• [Your instructions]
Return the material exactly as supplied, apart from the pictures, which are omitted.

#####

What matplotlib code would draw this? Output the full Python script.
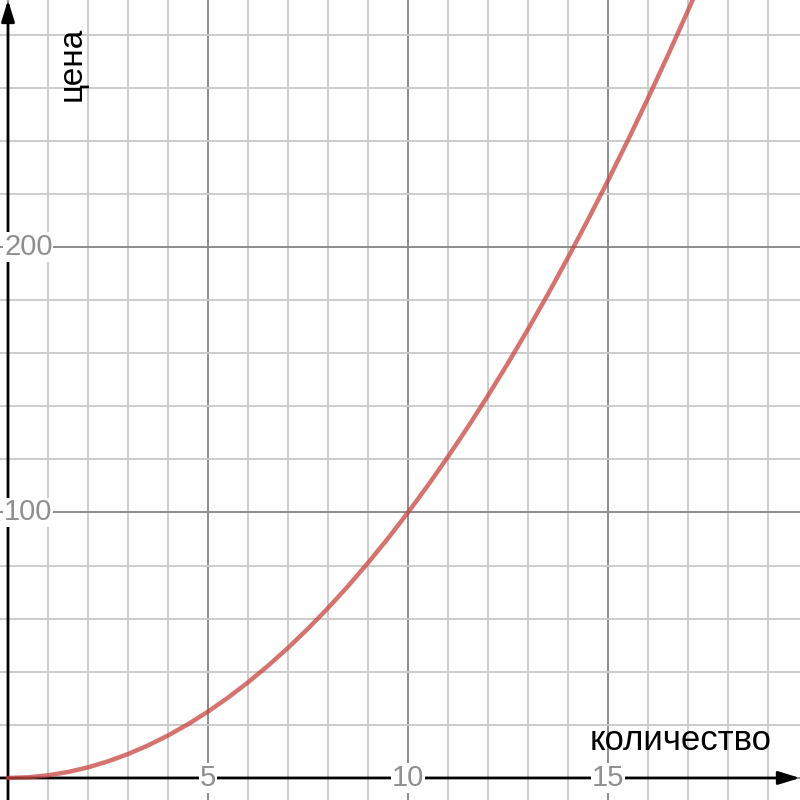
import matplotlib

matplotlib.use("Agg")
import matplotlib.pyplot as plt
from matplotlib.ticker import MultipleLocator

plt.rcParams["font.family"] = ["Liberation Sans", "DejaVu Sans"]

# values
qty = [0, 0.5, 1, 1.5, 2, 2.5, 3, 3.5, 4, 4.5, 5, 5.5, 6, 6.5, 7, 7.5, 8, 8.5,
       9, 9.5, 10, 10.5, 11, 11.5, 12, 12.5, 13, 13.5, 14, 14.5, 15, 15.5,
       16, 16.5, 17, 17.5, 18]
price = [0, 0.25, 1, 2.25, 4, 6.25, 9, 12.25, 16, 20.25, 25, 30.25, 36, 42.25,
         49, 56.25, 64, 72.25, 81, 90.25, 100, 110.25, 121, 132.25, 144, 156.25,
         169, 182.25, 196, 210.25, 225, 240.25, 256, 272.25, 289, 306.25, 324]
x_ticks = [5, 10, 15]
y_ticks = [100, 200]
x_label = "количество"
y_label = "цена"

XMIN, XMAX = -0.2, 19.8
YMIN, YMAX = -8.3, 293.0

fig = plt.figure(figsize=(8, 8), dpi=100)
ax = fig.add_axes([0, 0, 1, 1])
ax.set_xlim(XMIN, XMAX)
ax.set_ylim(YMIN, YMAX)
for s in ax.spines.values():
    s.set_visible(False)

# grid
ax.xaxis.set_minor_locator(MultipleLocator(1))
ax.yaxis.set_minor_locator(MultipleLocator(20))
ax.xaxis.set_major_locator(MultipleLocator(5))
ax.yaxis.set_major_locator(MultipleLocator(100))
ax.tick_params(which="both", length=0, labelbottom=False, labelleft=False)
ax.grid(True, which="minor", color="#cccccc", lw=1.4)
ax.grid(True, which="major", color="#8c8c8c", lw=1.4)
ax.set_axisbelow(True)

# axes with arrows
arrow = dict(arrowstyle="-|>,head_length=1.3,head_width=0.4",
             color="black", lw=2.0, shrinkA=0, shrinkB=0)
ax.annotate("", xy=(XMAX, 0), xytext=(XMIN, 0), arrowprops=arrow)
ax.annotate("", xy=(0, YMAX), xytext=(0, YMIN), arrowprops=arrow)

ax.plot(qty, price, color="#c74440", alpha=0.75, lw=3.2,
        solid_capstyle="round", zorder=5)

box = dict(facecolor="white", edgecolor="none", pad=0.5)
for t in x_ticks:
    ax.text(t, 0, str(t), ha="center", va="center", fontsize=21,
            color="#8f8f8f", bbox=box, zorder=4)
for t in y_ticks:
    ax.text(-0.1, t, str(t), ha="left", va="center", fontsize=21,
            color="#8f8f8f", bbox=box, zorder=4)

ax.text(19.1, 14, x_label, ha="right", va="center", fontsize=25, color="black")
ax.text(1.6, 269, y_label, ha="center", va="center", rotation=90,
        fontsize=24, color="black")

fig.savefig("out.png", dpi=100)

#####

• [The response]
What matplotlib code would draw this? Output the full Python script.
import matplotlib

matplotlib.use("Agg")
import matplotlib.pyplot as plt
from matplotlib.ticker import MultipleLocator

plt.rcParams["font.family"] = ["Liberation Sans", "DejaVu Sans"]

# values
qty = [0, 0.5, 1, 1.5, 2, 2.5, 3, 3.5, 4, 4.5, 5, 5.5, 6, 6.5, 7, 7.5, 8, 8.5,
       9, 9.5, 10, 10.5, 11, 11.5, 12, 12.5, 13, 13.5, 14, 14.5, 15, 15.5,
       16, 16.5, 17, 17.5, 18]
price = [0, 0.25, 1, 2.25, 4, 6.25, 9, 12.25, 16, 20.25, 25, 30.25, 36, 42.25,
         49, 56.25, 64, 72.25, 81, 90.25, 100, 110.25, 121, 132.25, 144, 156.25,
         169, 182.25, 196, 210.25, 225, 240.25, 256, 272.25, 289, 306.25, 324]
x_ticks = [5, 10, 15]
y_ticks = [100, 200]
x_label = "количество"
y_label = "цена"

XMIN, XMAX = -0.2, 19.8
YMIN, YMAX = -8.3, 293.0

fig = plt.figure(figsize=(8, 8), dpi=100)
ax = fig.add_axes([0, 0, 1, 1])
ax.set_xlim(XMIN, XMAX)
ax.set_ylim(YMIN, YMAX)
for s in ax.spines.values():
    s.set_visible(False)

# grid
ax.xaxis.set_minor_locator(MultipleLocator(1))
ax.yaxis.set_minor_locator(MultipleLocator(20))
ax.xaxis.set_major_locator(MultipleLocator(5))
ax.yaxis.set_major_locator(MultipleLocator(100))
ax.tick_params(which="both", length=0, labelbottom=False, labelleft=False)
ax.grid(True, which="minor", color="#cccccc", lw=1.4)
ax.grid(True, which="major", color="#8c8c8c", lw=1.4)
ax.set_axisbelow(True)

# axes with arrows
arrow = dict(arrowstyle="-|>,head_length=1.3,head_width=0.4",
             color="black", lw=2.0, shrinkA=0, shrinkB=0)
ax.annotate("", xy=(XMAX, 0), xytext=(XMIN, 0), arrowprops=arrow)
ax.annotate("", xy=(0, YMAX), xytext=(0, YMIN), arrowprops=arrow)

ax.plot(qty, price, color="#c74440", alpha=0.75, lw=3.2,
        solid_capstyle="round", zorder=5)

box = dict(facecolor="white", edgecolor="none", pad=0.5)
for t in x_ticks:
    ax.text(t, 0, str(t), ha="center", va="center", fontsize=21,
            color="#8f8f8f", bbox=box, zorder=4)
for t in y_ticks:
    ax.text(-0.1, t, str(t), ha="left", va="center", fontsize=21,
            color="#8f8f8f", bbox=box, zorder=4)

ax.text(19.1, 14, x_label, ha="right", va="center", fontsize=25, color="black")
ax.text(1.6, 269, y_label, ha="center", va="center", rotation=90,
        fontsize=24, color="black")

fig.savefig("out.png", dpi=100)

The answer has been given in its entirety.